• [TASK TO CARRY OUT]: Identify the lines that contain the word "chart" and copy each one.

• [SOURCE DATA]:
[start]

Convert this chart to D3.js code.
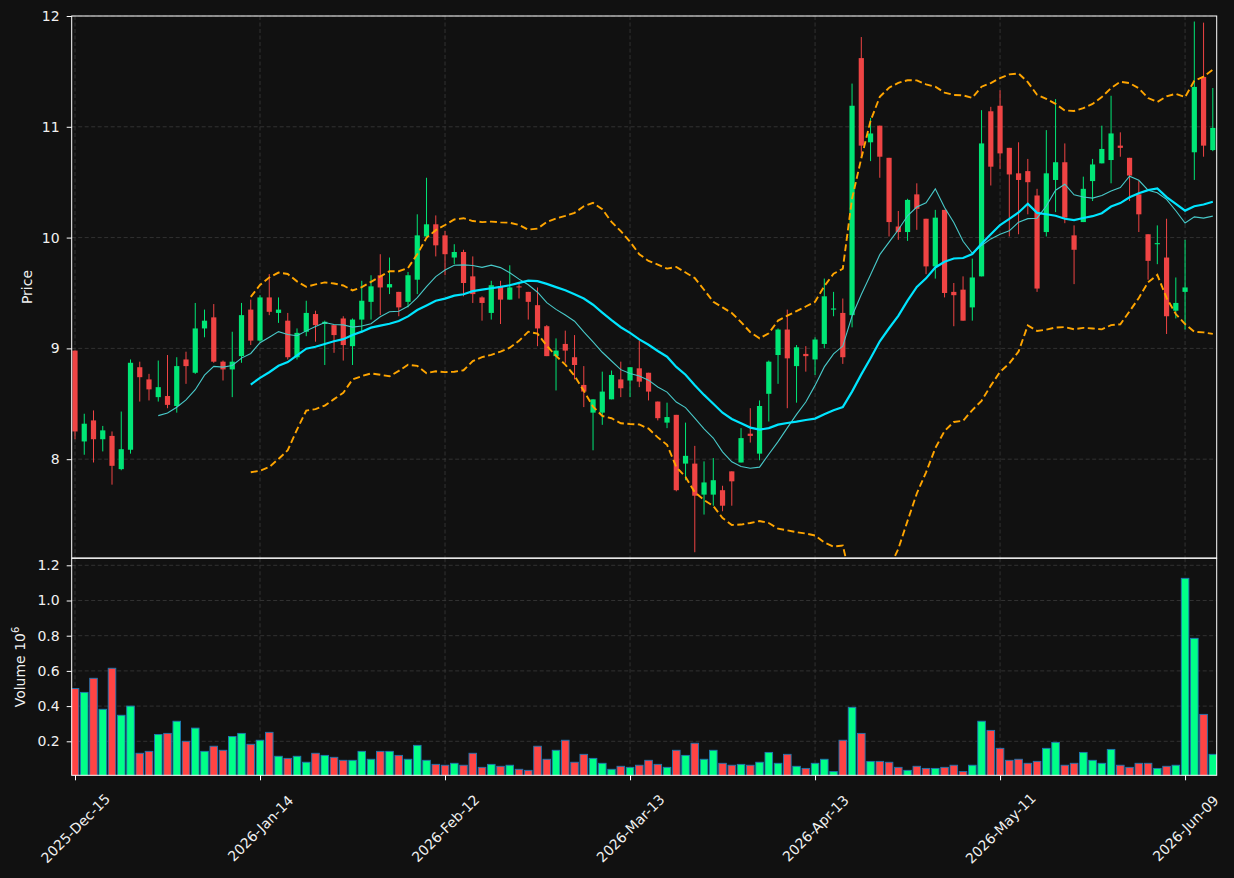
<!DOCTYPE html>
<html><head><meta charset="utf-8">
<script src="https://cdn.jsdelivr.net/npm/d3@7"></script>
<style>html,body{margin:0;padding:0;background:#111111;}svg{display:block;}</style>
</head><body>
<svg id="chart" width="1234" height="878"></svg>
<script>
// ---------------- DATA ----------------
const startDate = "2025-12-15";
const holidays = ["2025-12-25","2026-01-01","2026-01-19","2026-02-16","2026-04-03","2026-05-25"];
const open = [8.98,8.16,8.35,8.18,8.21,7.91,8.085,8.83,8.72,8.56,8.57,8.48,8.90,8.78,9.18,9.28,8.88,8.81,8.93,9.35,
9.07,9.46,9.32,9.25,8.92,9.15,9.31,9.22,9.21,9.27,9.02,9.26,9.42,9.66,9.55,9.51,9.42,9.62,10.01,10.12,
10.02,9.82,9.87,9.65,9.46,9.32,9.56,9.44,9.56,9.51,9.39,9.20,8.93,9.04,8.92,8.67,8.42,8.42,8.54,8.72,
8.71,8.82,8.78,8.52,8.33,8.40,7.96,7.96,7.68,7.68,7.72,7.89,7.97,8.23,8.05,8.59,8.94,9.17,8.84,8.95,
8.90,9.04,9.35,9.32,9.30,11.62,10.86,11.01,10.72,10.10,10.05,10.39,10.17,9.74,10.25,9.51,9.53,9.37,9.65,11.14,
11.19,10.81,10.58,10.60,10.38,10.05,10.52,10.68,10.02,10.14,10.51,10.67,10.70,10.83,10.72,10.39,10.03,9.94,9.82,9.34,
9.51,10.77,11.45,10.79];
const high = [8.98,8.41,8.44,8.30,8.25,8.43,8.90,8.88,8.77,8.89,8.94,8.92,8.97,9.41,9.35,9.40,8.89,9.15,9.41,9.44,
9.48,9.67,9.46,9.32,9.18,9.43,9.34,9.25,9.21,9.29,9.27,9.61,9.66,9.85,9.82,9.51,9.69,10.21,10.54,10.20,
10.06,9.94,9.89,9.83,9.47,9.61,9.61,9.75,9.59,9.51,9.55,9.21,9.09,9.16,9.12,8.84,8.54,8.79,8.80,8.88,
8.83,9.07,8.78,8.52,8.51,8.40,8.33,8.12,7.98,8.01,7.76,7.89,8.28,8.46,8.53,8.89,9.18,9.35,9.03,9.02,
9.10,9.63,9.51,9.45,11.39,11.81,11.08,11.01,10.72,10.24,10.35,10.49,10.17,10.25,10.25,9.59,9.65,9.81,11.15,11.18,
11.33,10.81,10.86,10.71,10.44,10.97,11.25,10.85,10.11,10.55,10.71,11.01,11.28,10.95,10.72,10.51,10.03,10.11,10.17,9.64,
9.98,11.95,11.94,11.35];
const low = [8.18,8.04,7.97,8.07,7.77,7.90,8.05,8.52,8.53,8.52,8.46,8.42,8.68,8.77,9.10,8.87,8.71,8.56,8.87,9.03,
9.06,9.30,9.23,8.90,8.90,9.11,9.06,8.85,8.96,8.89,8.85,9.14,9.26,9.30,9.49,9.29,9.37,9.49,10.00,9.83,
9.66,9.76,9.47,9.41,9.25,9.26,9.22,9.44,9.45,9.26,9.02,8.93,8.62,8.87,8.72,8.47,8.08,8.31,8.54,8.56,
8.56,8.65,8.53,8.35,8.28,7.71,7.81,7.16,7.50,7.58,7.53,7.58,7.97,8.15,7.99,8.34,8.68,8.46,8.51,8.79,
8.76,9.00,9.29,8.86,9.19,10.72,10.69,10.54,10.01,9.98,9.97,10.07,9.67,9.63,9.46,9.20,9.25,9.25,9.65,10.47,
10.62,10.01,10.03,10.21,9.51,10.01,10.23,10.13,9.58,10.14,10.33,10.67,10.49,10.73,10.33,10.05,9.62,9.76,9.13,9.27,
9.17,10.52,10.73,10.78];
const close = [8.25,8.32,8.18,8.26,7.94,8.09,8.87,8.74,8.63,8.65,8.49,8.84,8.84,9.18,9.25,8.88,8.81,8.88,9.30,9.07,
9.46,9.33,9.35,8.92,9.14,9.32,9.21,9.24,9.12,9.03,9.26,9.43,9.56,9.55,9.58,9.37,9.66,10.02,10.12,9.93,
9.85,9.87,9.59,9.49,9.41,9.57,9.44,9.55,9.55,9.42,9.18,8.93,8.98,8.98,8.85,8.61,8.54,8.61,8.76,8.64,
8.83,8.70,8.61,8.37,8.38,7.72,8.03,7.67,7.79,7.81,7.58,7.80,8.19,8.21,8.48,8.88,9.17,8.91,9.01,8.93,
9.08,9.47,9.36,8.92,11.19,10.83,10.94,10.73,10.14,10.05,10.34,10.26,9.74,10.18,9.50,9.48,9.25,9.64,10.85,10.64,
10.76,10.57,10.52,10.50,9.54,10.58,10.68,10.18,9.89,10.44,10.66,10.80,10.94,10.81,10.56,10.21,9.79,9.95,9.29,9.41,
9.55,11.36,10.83,10.99];
// volume in millions (10^6)
const volume = [0.50,0.478,0.558,0.382,0.615,0.348,0.40,0.132,0.143,0.239,0.245,0.314,0.20,0.275,0.143,0.172,0.149,0.227,0.245,0.183,
0.206,0.251,0.115,0.103,0.115,0.081,0.132,0.12,0.109,0.092,0.092,0.143,0.098,0.143,0.143,0.12,0.098,0.177,0.092,0.069,
0.064,0.075,0.064,0.132,0.052,0.069,0.058,0.064,0.041,0.035,0.172,0.098,0.149,0.206,0.081,0.126,0.103,0.075,0.041,0.058,
0.052,0.064,0.092,0.069,0.052,0.149,0.12,0.189,0.098,0.149,0.075,0.064,0.069,0.064,0.081,0.137,0.075,0.126,0.058,0.046,
0.075,0.098,0.028,0.206,0.393,0.245,0.086,0.086,0.081,0.052,0.035,0.058,0.046,0.046,0.052,0.064,0.028,0.064,0.314,0.262,
0.160,0.092,0.098,0.075,0.086,0.160,0.194,0.064,0.075,0.137,0.092,0.075,0.154,0.064,0.052,0.075,0.075,0.046,0.058,0.064,
1.126,0.785,0.353,0.126];
const priceTicks = [8, 9, 10, 11, 12];
const volumeTicks = [0.2, 0.4, 0.6, 0.8, 1.0, 1.2];
const xTickIndex = [0, 20, 40, 60, 80, 100, 120];
const maShort = 10, maLong = 20, bbK = 2;

// ---------------- HELPERS ----------------
function tradingDays(start, n, hol) {
  const out = []; const hs = new Set(hol);
  let d = new Date(start + "T12:00:00Z");
  const f = d3.utcFormat("%Y-%m-%d");
  while (out.length < n) {
    const wd = d.getUTCDay();
    if (wd !== 0 && wd !== 6 && !hs.has(f(d))) out.push(new Date(d));
    d = new Date(d.getTime() + 86400000);
  }
  return out;
}
function sma(a, n) { return a.map((v, i) => i < n - 1 ? null : d3.mean(a.slice(i - n + 1, i + 1))); }
function stdev(a, n) { return a.map((v, i) => i < n - 1 ? null : d3.deviation(a.slice(i - n + 1, i + 1))); }

const N = close.length;
const dates = tradingDays(startDate, N, holidays);
const fmt = d3.utcFormat("%Y-%b-%d");
const ma10 = sma(close, maShort), ma20 = sma(close, maLong), sd20 = stdev(close, maLong);
const bbUp = ma20.map((m, i) => m == null ? null : m + bbK * sd20[i]);
const bbLo = ma20.map((m, i) => m == null ? null : m - bbK * sd20[i]);

// ---------------- LAYOUT ----------------
const L = 71.7, R = 1216.7;
const pTop = 16, pBot = 558, vTop = 558.3, vBot = 775.3;
const step = 9.2506;
const x = d3.scaleLinear().domain([0, 1]).range([75, 75 + step]);
const yP = d3.scaleLinear().domain([7.108, 12.0]).range([pBot, pTop]);
const yV = d3.scaleLinear().domain([0.0068, 1.2398]).range([vBot, vTop]);

const UP = "#00e676", DN = "#ef4444", VUP = "#00ff88", VDN = "#ff4444";
const svg = d3.select("#chart");
svg.append("rect").attr("width", 1234).attr("height", 878).attr("fill", "#111111");

const defs = svg.append("defs");
defs.append("clipPath").attr("id", "clipP").append("rect").attr("x", L).attr("y", pTop).attr("width", R - L).attr("height", pBot - pTop);
defs.append("clipPath").attr("id", "clipV").append("rect").attr("x", L).attr("y", vTop).attr("width", R - L).attr("height", vBot - vTop);

// grid
const grid = svg.append("g").attr("stroke", "#3a3a3a").attr("stroke-width", 0.8).attr("stroke-dasharray", "4,2.5");
grid.selectAll(".gp").data(priceTicks).join("line").attr("x1", L).attr("x2", R).attr("y1", d => yP(d)).attr("y2", d => yP(d));
grid.selectAll(".gv").data(volumeTicks).join("line").attr("class","gv").attr("x1", L).attr("x2", R).attr("y1", d => yV(d)).attr("y2", d => yV(d));
grid.selectAll(".gx1").data(xTickIndex).join("line").attr("class","gx1").attr("x1", d => x(d)).attr("x2", d => x(d)).attr("y1", pTop).attr("y2", pBot);
grid.selectAll(".gx2").data(xTickIndex).join("line").attr("class","gx2").attr("x1", d => x(d)).attr("x2", d => x(d)).attr("y1", vTop).attr("y2", vBot);

// volume bars
const idx = d3.range(N);
const isUp = i => close[i] >= open[i];
svg.append("g").attr("clip-path", "url(#clipV)").selectAll("rect").data(idx).join("rect")
  .attr("x", i => x(i) - 3.8).attr("width", 7.6)
  .attr("y", i => yV(volume[i])).attr("height", i => yV(0.0068) - yV(volume[i]) + 2)
  .attr("fill", i => isUp(i) ? VUP : VDN)
  .attr("stroke", "#1f77b4").attr("stroke-width", 0.9);

// candles
const cg = svg.append("g").attr("clip-path", "url(#clipP)");
cg.selectAll(".wick").data(idx).join("line").attr("class", "wick")
  .attr("x1", i => x(i)).attr("x2", i => x(i))
  .attr("y1", i => yP(high[i])).attr("y2", i => yP(low[i]))
  .attr("stroke", i => isUp(i) ? UP : DN).attr("stroke-width", 1);
cg.selectAll(".body").data(idx).join("rect").attr("class", "body")
  .attr("x", i => x(i) - 2.6).attr("width", 5.2)
  .attr("y", i => yP(Math.max(open[i], close[i])))
  .attr("height", i => Math.max(1, Math.abs(yP(open[i]) - yP(close[i]))))
  .attr("fill", i => isUp(i) ? UP : DN);

// overlays
const lineGen = arr => d3.line().defined(i => arr[i] != null).x(i => x(i)).y(i => yP(arr[i]))(idx);
const lg = svg.append("g").attr("clip-path", "url(#clipP)").attr("fill", "none");
lg.append("path").attr("d", lineGen(bbUp)).attr("stroke", "#ffa500").attr("stroke-width", 1.9).attr("stroke-dasharray", "7,3.5");
lg.append("path").attr("d", lineGen(bbLo)).attr("stroke", "#ffa500").attr("stroke-width", 1.9).attr("stroke-dasharray", "7,3.5");
lg.append("path").attr("d", lineGen(ma10)).attr("stroke", "#48c9c9").attr("stroke-width", 1.1);
lg.append("path").attr("d", lineGen(ma20)).attr("stroke", "#00e5ff").attr("stroke-width", 2.2);

// spines
const sp = svg.append("g").attr("fill", "none").attr("stroke", "#ffffff").attr("stroke-width", 1);
sp.append("rect").attr("x", L).attr("y", pTop).attr("width", R - L).attr("height", pBot - pTop);
sp.append("rect").attr("x", L).attr("y", vTop).attr("width", R - L).attr("height", vBot - vTop);

// axes
const txt = "#f0f0f0", font = "DejaVu Sans, sans-serif";
function styleAxis(g) {
  g.select(".domain").remove();
  g.selectAll(".tick line").attr("stroke", "#ffffff");
  g.selectAll(".tick text").attr("fill", txt).attr("font-size", 14).attr("font-family", font);
}
svg.append("g").attr("transform", `translate(${L},0)`)
  .call(d3.axisLeft(yP).tickValues(priceTicks).tickFormat(d3.format("d")).tickSize(5).tickPadding(7)).call(styleAxis);
svg.append("g").attr("transform", `translate(${L},0)`)
  .call(d3.axisLeft(yV).tickValues(volumeTicks).tickFormat(d3.format(".1f")).tickSize(5).tickPadding(7)).call(styleAxis);
const xa = svg.append("g").attr("transform", `translate(0,${vBot})`)
  .call(d3.axisBottom(x).tickValues(xTickIndex).tickFormat(i => fmt(dates[i])).tickSize(5));
xa.select(".domain").remove();
xa.selectAll(".tick line").attr("stroke", "#ffffff");
xa.selectAll(".tick text").attr("fill", txt).attr("font-size", 14).attr("font-family", font)
  .attr("text-anchor", "middle").attr("dominant-baseline", "central")
  .attr("y", 0).attr("dy", null)
  .attr("transform", "translate(0,53) rotate(-45)");

// axis labels
svg.append("text").attr("transform", "translate(32,287) rotate(-90)").attr("text-anchor", "middle")
  .attr("fill", txt).attr("font-size", 14).attr("font-family", font).text("Price");
const vl = svg.append("text").attr("transform", "translate(25,667) rotate(-90)").attr("text-anchor", "middle")
  .attr("fill", txt).attr("font-size", 14).attr("font-family", font);
vl.append("tspan").text("Volume  10");
vl.append("tspan").attr("font-size", 10).attr("dy", -6).text("6");
</script>
</body></html>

[end]

• [RESPONSE TO THE TASK]:
Convert this chart to D3.js code.
<svg id="chart" width="1234" height="878"></svg>
const svg = d3.select("#chart");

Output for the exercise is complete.